- Task statement -
Your task is to repeat the lines below exactly, excluding any pictures they contain.

- Raw data -
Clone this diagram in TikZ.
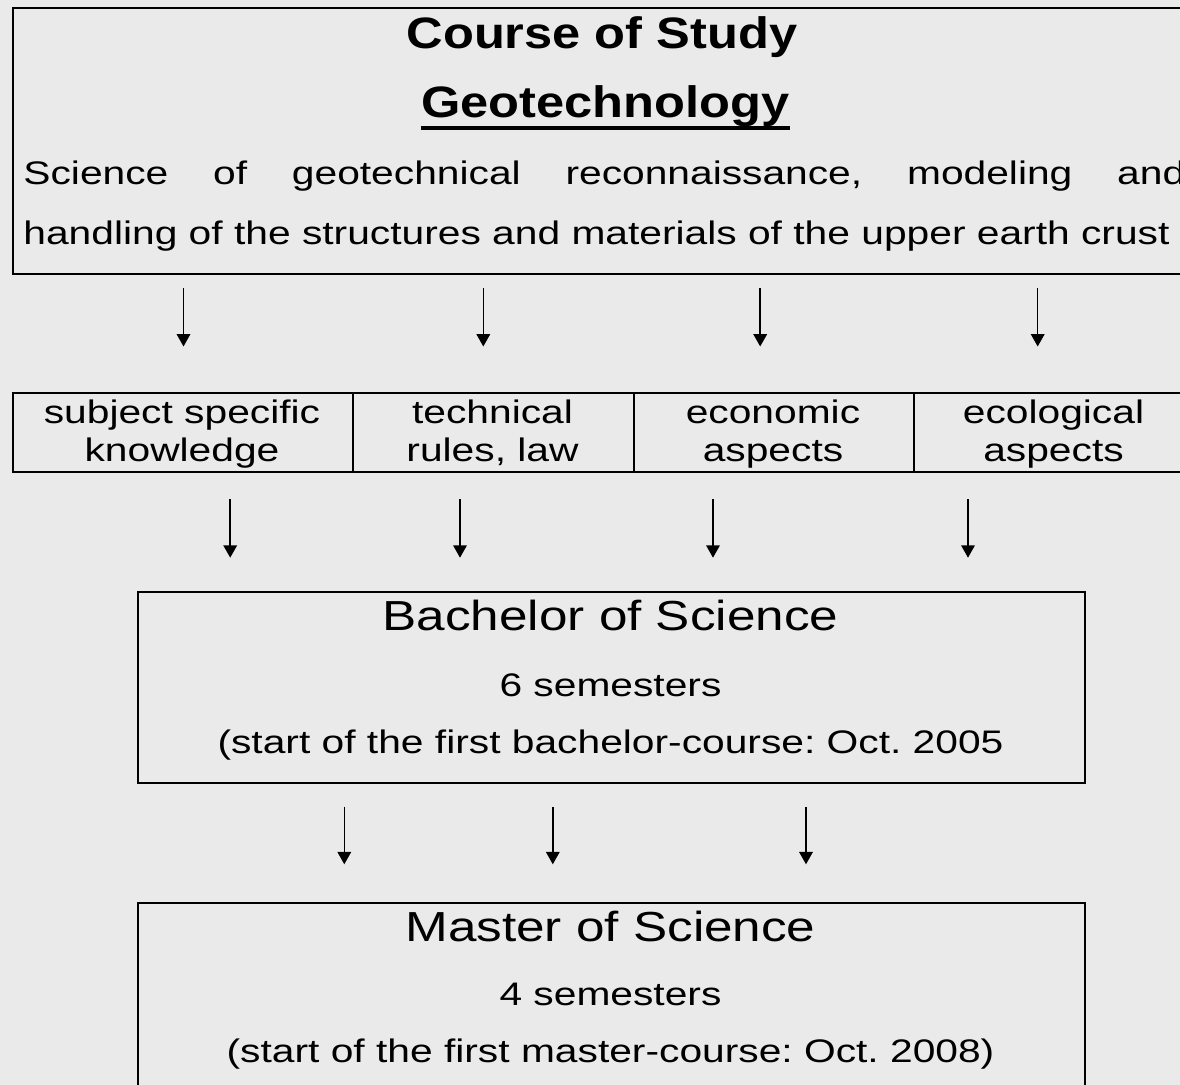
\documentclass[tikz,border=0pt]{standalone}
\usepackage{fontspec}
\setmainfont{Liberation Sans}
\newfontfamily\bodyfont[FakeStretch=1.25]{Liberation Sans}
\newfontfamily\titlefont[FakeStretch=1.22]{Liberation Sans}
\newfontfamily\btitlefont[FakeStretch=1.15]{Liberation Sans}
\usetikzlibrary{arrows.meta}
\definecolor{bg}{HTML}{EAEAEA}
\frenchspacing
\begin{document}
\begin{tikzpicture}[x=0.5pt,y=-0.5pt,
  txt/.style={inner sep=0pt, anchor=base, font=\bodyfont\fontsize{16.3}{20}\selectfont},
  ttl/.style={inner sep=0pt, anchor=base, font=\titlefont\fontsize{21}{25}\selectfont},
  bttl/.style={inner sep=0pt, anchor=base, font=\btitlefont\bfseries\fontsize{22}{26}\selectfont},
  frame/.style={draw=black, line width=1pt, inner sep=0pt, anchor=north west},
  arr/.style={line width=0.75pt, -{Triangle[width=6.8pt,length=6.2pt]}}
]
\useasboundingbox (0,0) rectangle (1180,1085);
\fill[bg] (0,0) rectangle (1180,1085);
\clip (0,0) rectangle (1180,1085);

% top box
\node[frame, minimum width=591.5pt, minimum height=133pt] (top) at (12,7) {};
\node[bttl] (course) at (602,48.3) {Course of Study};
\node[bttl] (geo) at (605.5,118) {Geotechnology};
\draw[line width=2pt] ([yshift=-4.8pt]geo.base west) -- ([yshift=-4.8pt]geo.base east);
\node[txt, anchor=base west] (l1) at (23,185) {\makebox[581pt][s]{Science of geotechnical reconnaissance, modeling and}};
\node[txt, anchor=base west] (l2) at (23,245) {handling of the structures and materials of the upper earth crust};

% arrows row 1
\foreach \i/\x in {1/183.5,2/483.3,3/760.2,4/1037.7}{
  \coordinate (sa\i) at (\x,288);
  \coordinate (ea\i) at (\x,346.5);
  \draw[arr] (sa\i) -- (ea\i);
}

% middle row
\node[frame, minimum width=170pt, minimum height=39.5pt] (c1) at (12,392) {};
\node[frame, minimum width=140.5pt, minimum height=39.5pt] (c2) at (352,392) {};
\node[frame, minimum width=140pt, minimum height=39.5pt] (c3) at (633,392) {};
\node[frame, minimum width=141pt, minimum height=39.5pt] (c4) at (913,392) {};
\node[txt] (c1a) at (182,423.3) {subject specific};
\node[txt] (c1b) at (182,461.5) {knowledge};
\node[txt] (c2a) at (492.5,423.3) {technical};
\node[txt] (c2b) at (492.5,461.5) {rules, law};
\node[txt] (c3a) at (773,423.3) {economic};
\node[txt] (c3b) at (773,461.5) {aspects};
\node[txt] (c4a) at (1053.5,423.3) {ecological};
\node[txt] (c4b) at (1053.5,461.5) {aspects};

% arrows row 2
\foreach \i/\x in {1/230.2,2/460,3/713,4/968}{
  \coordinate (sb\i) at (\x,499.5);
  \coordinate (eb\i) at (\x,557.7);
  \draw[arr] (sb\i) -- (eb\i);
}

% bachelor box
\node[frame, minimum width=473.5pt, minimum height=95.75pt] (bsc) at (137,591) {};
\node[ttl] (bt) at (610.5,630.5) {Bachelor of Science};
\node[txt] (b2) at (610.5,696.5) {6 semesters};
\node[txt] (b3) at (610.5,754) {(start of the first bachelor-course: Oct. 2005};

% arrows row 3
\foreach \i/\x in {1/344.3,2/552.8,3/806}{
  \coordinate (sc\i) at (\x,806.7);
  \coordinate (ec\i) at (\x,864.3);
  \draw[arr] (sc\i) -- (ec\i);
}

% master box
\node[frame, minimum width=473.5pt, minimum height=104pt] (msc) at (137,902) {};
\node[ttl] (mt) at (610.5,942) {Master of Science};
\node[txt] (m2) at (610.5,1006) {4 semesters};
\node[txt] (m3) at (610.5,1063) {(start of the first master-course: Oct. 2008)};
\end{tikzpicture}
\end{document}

- Solution to this task -
Clone this diagram in TikZ.
\documentclass[tikz,border=0pt]{standalone}
\usepackage{fontspec}
\setmainfont{Liberation Sans}
\newfontfamily\bodyfont[FakeStretch=1.25]{Liberation Sans}
\newfontfamily\titlefont[FakeStretch=1.22]{Liberation Sans}
\newfontfamily\btitlefont[FakeStretch=1.15]{Liberation Sans}
\usetikzlibrary{arrows.meta}
\definecolor{bg}{HTML}{EAEAEA}
\frenchspacing
\begin{document}
\begin{tikzpicture}[x=0.5pt,y=-0.5pt,
  txt/.style={inner sep=0pt, anchor=base, font=\bodyfont\fontsize{16.3}{20}\selectfont},
  ttl/.style={inner sep=0pt, anchor=base, font=\titlefont\fontsize{21}{25}\selectfont},
  bttl/.style={inner sep=0pt, anchor=base, font=\btitlefont\bfseries\fontsize{22}{26}\selectfont},
  frame/.style={draw=black, line width=1pt, inner sep=0pt, anchor=north west},
  arr/.style={line width=0.75pt, -{Triangle[width=6.8pt,length=6.2pt]}}
]
\useasboundingbox (0,0) rectangle (1180,1085);
\fill[bg] (0,0) rectangle (1180,1085);
\clip (0,0) rectangle (1180,1085);

% top box
\node[frame, minimum width=591.5pt, minimum height=133pt] (top) at (12,7) {};
\node[bttl] (course) at (602,48.3) {Course of Study};
\node[bttl] (geo) at (605.5,118) {Geotechnology};
\draw[line width=2pt] ([yshift=-4.8pt]geo.base west) -- ([yshift=-4.8pt]geo.base east);
\node[txt, anchor=base west] (l1) at (23,185) {\makebox[581pt][s]{Science of geotechnical reconnaissance, modeling and}};
\node[txt, anchor=base west] (l2) at (23,245) {handling of the structures and materials of the upper earth crust};

% arrows row 1
\foreach \i/\x in {1/183.5,2/483.3,3/760.2,4/1037.7}{
  \coordinate (sa\i) at (\x,288);
  \coordinate (ea\i) at (\x,346.5);
  \draw[arr] (sa\i) -- (ea\i);
}

% middle row
\node[frame, minimum width=170pt, minimum height=39.5pt] (c1) at (12,392) {};
\node[frame, minimum width=140.5pt, minimum height=39.5pt] (c2) at (352,392) {};
\node[frame, minimum width=140pt, minimum height=39.5pt] (c3) at (633,392) {};
\node[frame, minimum width=141pt, minimum height=39.5pt] (c4) at (913,392) {};
\node[txt] (c1a) at (182,423.3) {subject specific};
\node[txt] (c1b) at (182,461.5) {knowledge};
\node[txt] (c2a) at (492.5,423.3) {technical};
\node[txt] (c2b) at (492.5,461.5) {rules, law};
\node[txt] (c3a) at (773,423.3) {economic};
\node[txt] (c3b) at (773,461.5) {aspects};
\node[txt] (c4a) at (1053.5,423.3) {ecological};
\node[txt] (c4b) at (1053.5,461.5) {aspects};

% arrows row 2
\foreach \i/\x in {1/230.2,2/460,3/713,4/968}{
  \coordinate (sb\i) at (\x,499.5);
  \coordinate (eb\i) at (\x,557.7);
  \draw[arr] (sb\i) -- (eb\i);
}

% bachelor box
\node[frame, minimum width=473.5pt, minimum height=95.75pt] (bsc) at (137,591) {};
\node[ttl] (bt) at (610.5,630.5) {Bachelor of Science};
\node[txt] (b2) at (610.5,696.5) {6 semesters};
\node[txt] (b3) at (610.5,754) {(start of the first bachelor-course: Oct. 2005};

% arrows row 3
\foreach \i/\x in {1/344.3,2/552.8,3/806}{
  \coordinate (sc\i) at (\x,806.7);
  \coordinate (ec\i) at (\x,864.3);
  \draw[arr] (sc\i) -- (ec\i);
}

% master box
\node[frame, minimum width=473.5pt, minimum height=104pt] (msc) at (137,902) {};
\node[ttl] (mt) at (610.5,942) {Master of Science};
\node[txt] (m2) at (610.5,1006) {4 semesters};
\node[txt] (m3) at (610.5,1063) {(start of the first master-course: Oct. 2008)};
\end{tikzpicture}
\end{document}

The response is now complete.